Lines containing the word "this" are to be located and copied.

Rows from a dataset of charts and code
========
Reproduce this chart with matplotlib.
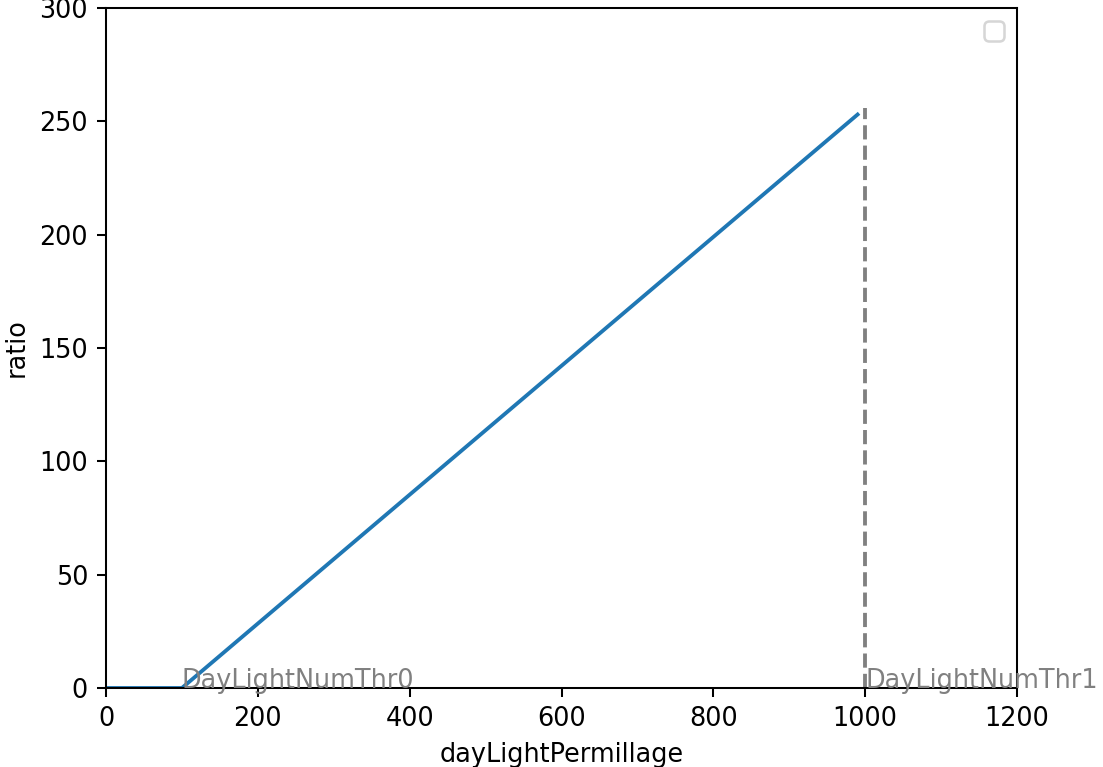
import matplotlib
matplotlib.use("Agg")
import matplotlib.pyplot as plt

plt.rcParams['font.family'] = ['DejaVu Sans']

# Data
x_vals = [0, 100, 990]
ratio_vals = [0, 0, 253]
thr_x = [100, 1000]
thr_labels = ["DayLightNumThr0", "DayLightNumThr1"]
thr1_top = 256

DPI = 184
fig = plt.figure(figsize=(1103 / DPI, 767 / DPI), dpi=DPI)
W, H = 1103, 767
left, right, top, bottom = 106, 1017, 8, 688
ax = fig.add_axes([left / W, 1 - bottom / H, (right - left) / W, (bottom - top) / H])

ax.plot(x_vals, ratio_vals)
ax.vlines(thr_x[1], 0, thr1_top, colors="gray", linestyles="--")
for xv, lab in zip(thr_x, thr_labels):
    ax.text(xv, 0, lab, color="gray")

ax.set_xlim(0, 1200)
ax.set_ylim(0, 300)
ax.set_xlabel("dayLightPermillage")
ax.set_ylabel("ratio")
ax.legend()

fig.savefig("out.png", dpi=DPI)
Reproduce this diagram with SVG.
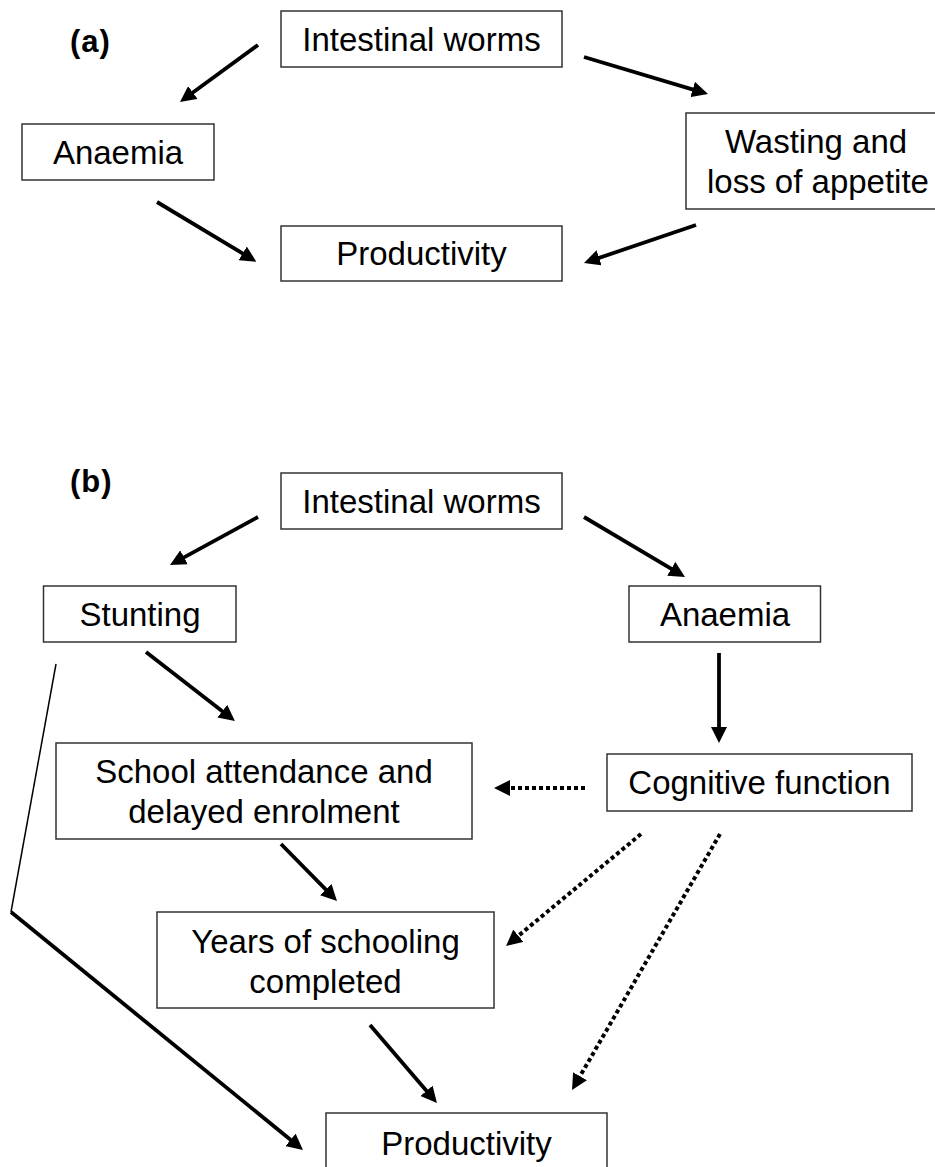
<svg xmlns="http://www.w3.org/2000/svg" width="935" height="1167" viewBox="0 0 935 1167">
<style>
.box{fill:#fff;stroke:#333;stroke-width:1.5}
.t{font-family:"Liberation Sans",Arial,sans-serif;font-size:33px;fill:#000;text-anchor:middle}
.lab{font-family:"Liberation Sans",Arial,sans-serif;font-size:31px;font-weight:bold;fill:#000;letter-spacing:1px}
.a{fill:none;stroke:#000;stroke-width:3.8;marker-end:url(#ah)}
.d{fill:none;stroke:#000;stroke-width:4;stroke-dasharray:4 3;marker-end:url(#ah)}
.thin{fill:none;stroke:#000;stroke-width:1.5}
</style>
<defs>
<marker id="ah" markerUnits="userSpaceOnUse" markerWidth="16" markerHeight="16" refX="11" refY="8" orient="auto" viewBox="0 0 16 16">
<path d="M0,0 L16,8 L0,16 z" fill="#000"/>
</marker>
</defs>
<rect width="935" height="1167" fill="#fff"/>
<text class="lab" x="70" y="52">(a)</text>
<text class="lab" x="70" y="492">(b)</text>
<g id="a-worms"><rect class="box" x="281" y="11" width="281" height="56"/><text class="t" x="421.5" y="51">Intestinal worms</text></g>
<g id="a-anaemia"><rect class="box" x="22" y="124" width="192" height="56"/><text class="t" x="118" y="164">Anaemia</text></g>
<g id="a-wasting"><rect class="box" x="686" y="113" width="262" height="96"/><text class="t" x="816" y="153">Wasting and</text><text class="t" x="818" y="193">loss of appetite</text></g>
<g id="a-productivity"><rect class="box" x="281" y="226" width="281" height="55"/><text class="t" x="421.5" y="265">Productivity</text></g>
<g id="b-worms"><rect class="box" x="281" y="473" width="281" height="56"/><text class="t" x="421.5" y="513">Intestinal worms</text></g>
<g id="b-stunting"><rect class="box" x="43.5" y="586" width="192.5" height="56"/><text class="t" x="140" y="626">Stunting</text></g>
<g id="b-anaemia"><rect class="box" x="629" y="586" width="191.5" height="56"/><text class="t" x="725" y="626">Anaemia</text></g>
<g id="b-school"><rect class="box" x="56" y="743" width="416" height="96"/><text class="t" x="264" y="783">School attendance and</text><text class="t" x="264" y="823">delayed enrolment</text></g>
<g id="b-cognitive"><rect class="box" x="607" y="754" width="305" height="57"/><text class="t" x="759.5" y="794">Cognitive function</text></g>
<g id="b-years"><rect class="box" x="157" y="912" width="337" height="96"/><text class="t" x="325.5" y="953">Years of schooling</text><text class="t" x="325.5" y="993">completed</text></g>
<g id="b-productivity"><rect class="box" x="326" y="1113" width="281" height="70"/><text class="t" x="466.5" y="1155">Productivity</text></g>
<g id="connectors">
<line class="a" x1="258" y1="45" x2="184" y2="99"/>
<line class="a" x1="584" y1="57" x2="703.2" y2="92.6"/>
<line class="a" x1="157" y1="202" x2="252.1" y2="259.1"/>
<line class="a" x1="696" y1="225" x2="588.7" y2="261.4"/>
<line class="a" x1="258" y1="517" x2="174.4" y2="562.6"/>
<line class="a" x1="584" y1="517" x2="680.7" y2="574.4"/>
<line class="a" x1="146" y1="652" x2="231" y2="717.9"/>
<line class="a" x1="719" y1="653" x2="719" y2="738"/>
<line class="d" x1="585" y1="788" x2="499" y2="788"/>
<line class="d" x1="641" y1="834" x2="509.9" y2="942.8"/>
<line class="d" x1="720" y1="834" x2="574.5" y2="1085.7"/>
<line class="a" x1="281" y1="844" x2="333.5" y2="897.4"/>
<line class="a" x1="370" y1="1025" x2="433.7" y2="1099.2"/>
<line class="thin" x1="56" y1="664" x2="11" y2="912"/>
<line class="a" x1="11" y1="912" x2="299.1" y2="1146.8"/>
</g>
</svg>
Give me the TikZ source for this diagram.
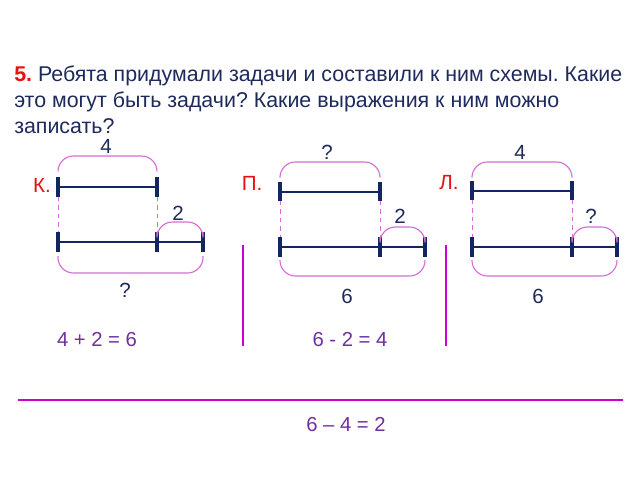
========
EXERCISE RESULT –
Reproduce this chart with matplotlib.
Reproduce this diagram with SVG.
Give me the TikZ source for this diagram.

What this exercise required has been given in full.